> **Data supplied**

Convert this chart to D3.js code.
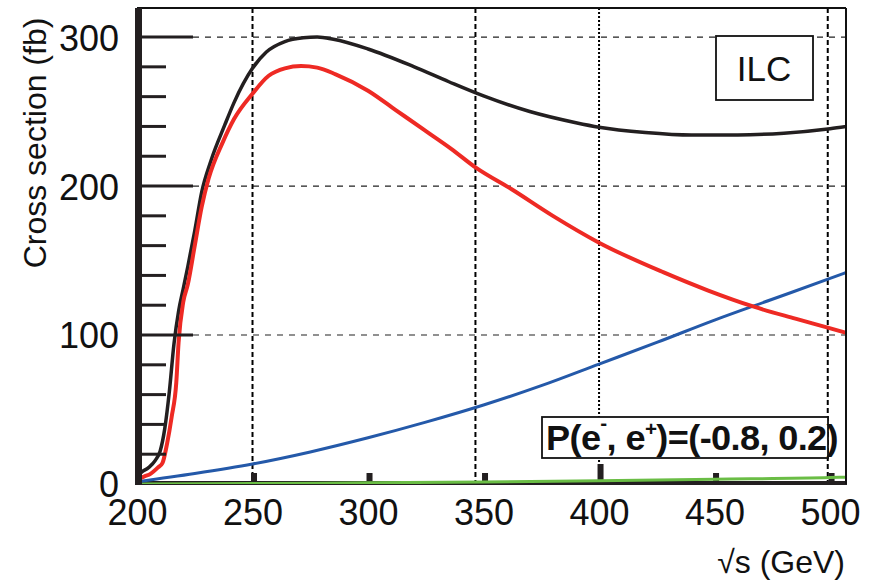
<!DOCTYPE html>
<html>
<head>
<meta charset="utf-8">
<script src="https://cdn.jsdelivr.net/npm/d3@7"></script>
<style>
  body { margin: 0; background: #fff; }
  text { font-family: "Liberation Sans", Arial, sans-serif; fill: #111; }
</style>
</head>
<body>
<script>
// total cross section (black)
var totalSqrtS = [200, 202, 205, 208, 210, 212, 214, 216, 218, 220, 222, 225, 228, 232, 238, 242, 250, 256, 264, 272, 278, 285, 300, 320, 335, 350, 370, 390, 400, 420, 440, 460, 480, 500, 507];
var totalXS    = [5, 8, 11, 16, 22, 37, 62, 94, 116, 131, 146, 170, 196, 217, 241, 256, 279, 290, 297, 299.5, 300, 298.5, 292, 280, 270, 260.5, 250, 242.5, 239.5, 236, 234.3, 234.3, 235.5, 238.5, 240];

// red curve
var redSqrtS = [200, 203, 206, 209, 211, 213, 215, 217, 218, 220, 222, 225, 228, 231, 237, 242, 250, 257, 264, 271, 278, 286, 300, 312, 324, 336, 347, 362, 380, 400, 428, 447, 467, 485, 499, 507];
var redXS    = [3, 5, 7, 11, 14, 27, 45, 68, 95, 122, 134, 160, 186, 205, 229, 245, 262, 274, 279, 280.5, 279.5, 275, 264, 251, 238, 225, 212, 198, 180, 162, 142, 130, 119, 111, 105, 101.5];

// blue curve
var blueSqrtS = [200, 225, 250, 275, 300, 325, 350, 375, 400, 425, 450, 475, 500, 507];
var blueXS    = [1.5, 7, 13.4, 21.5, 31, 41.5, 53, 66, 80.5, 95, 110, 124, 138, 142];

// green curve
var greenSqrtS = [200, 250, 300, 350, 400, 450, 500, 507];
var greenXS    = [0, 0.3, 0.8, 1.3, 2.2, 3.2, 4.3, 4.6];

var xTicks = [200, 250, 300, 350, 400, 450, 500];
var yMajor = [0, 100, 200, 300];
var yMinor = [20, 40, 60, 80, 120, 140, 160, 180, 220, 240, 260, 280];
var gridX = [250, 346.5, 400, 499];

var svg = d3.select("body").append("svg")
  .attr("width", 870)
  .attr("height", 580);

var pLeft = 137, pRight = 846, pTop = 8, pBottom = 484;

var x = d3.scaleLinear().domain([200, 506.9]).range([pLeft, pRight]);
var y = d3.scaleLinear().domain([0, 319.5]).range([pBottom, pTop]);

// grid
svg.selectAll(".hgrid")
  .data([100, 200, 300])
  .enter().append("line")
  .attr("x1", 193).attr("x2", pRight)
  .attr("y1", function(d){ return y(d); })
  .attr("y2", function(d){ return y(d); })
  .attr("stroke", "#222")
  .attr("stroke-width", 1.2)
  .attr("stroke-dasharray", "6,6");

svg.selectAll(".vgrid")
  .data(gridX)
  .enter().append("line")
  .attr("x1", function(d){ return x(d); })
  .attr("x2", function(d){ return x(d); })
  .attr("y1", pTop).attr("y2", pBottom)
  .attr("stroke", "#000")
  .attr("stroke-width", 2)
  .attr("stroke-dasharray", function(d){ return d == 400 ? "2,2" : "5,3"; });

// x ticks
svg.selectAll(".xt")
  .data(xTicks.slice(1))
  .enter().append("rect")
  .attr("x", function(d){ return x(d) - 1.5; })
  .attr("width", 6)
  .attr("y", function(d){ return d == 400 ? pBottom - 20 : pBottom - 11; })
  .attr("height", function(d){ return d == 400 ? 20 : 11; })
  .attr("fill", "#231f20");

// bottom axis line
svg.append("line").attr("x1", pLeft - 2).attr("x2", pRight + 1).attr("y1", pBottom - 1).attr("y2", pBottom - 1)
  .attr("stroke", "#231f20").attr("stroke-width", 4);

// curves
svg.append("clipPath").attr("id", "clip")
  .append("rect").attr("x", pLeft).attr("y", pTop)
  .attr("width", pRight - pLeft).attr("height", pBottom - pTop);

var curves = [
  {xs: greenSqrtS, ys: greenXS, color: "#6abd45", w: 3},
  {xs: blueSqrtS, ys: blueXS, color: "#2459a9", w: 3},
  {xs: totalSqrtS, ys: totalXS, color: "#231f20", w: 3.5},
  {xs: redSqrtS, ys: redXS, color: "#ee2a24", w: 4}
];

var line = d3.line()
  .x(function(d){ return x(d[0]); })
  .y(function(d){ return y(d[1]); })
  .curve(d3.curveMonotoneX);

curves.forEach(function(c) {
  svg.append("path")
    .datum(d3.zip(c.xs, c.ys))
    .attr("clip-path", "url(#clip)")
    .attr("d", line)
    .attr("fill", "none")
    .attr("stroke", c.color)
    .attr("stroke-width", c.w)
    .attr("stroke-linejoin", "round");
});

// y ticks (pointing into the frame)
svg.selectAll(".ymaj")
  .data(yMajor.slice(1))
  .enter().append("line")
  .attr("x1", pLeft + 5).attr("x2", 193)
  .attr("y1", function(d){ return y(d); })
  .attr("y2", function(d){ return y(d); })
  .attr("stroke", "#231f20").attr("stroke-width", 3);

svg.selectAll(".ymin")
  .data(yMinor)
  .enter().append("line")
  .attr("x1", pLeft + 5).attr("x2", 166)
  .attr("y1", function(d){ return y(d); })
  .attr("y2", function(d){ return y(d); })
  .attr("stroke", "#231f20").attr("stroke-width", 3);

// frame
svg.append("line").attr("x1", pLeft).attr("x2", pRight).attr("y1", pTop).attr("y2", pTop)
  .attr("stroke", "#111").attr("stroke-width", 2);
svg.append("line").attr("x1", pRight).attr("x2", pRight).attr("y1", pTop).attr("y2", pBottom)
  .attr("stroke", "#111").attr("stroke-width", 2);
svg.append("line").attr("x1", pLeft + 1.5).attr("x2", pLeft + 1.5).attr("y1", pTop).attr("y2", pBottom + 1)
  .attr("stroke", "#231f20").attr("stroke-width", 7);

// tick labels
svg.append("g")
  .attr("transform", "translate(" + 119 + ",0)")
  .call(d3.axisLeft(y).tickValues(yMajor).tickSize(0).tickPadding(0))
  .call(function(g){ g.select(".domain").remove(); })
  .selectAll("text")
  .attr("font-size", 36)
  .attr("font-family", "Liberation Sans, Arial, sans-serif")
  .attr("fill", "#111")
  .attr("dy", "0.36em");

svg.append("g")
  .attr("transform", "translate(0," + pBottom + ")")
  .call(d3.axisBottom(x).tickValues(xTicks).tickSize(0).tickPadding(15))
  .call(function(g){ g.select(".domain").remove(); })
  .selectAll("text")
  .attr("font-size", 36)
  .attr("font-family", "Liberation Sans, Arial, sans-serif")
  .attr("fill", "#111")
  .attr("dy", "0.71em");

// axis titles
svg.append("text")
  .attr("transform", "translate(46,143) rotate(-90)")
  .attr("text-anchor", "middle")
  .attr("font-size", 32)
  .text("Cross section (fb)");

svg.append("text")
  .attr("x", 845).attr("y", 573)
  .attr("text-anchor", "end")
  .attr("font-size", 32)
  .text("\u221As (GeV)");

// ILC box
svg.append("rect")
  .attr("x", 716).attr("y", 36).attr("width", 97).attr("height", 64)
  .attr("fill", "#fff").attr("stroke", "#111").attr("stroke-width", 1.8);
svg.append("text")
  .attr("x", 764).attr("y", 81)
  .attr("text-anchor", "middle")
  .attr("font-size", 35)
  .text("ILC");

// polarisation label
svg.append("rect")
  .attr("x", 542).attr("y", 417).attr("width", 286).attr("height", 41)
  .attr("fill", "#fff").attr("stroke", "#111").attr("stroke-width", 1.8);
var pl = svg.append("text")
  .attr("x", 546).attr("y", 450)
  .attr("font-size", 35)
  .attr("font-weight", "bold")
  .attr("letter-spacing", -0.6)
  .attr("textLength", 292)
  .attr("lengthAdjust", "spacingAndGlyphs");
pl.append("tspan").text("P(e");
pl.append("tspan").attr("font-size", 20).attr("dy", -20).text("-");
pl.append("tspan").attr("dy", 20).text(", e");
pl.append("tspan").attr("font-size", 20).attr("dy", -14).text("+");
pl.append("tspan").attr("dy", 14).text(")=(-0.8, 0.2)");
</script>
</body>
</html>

...

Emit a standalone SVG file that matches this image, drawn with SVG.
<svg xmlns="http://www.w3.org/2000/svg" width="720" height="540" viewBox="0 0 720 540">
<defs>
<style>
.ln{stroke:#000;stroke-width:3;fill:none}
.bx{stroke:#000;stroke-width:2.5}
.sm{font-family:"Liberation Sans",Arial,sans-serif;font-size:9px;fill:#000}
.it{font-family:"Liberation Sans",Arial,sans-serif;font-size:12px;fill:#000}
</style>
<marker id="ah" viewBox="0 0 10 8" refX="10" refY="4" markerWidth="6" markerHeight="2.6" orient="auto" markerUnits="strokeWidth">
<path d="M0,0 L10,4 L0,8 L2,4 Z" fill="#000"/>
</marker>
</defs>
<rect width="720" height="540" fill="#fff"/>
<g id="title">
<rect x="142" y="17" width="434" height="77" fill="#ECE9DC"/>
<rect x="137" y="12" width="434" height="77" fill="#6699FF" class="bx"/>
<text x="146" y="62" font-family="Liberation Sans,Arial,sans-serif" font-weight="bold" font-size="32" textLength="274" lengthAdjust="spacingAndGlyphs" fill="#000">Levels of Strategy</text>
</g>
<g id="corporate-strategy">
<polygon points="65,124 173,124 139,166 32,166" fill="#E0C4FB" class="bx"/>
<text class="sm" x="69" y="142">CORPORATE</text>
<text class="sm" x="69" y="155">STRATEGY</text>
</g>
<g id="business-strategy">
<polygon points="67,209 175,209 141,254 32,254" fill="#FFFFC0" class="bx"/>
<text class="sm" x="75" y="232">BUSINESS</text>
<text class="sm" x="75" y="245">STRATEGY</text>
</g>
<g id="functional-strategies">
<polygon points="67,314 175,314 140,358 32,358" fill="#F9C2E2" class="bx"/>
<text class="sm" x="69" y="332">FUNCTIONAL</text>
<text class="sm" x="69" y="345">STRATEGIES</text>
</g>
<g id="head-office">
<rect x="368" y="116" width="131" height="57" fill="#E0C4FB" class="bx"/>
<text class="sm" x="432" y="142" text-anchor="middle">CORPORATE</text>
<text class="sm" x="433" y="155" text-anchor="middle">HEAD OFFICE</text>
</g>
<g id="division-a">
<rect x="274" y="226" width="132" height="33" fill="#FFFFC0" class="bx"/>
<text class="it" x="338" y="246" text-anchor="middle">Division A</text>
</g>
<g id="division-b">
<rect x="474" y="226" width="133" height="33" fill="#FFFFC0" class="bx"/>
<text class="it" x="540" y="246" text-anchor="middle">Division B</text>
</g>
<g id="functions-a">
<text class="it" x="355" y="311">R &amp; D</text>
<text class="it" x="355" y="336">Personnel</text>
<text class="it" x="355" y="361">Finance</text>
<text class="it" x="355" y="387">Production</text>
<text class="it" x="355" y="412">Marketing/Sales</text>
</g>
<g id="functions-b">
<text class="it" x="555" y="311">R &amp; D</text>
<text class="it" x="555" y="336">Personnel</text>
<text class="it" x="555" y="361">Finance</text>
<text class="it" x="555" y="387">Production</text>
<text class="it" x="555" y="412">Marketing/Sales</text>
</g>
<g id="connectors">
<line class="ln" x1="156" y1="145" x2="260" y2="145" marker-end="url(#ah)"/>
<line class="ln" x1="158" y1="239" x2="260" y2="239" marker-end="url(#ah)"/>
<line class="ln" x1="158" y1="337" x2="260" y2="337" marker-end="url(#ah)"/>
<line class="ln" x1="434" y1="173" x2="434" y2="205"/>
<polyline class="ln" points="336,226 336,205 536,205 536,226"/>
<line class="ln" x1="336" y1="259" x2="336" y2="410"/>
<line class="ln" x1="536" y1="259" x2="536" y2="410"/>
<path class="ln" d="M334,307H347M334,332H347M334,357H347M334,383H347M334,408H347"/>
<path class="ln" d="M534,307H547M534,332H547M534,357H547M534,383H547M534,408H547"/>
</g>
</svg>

> **Set task**
Filter the listing above by the word "this"; copy each line that passes.

> **Solution**
Convert this chart to D3.js code.
Emit a standalone SVG file that matches this image, drawn with SVG.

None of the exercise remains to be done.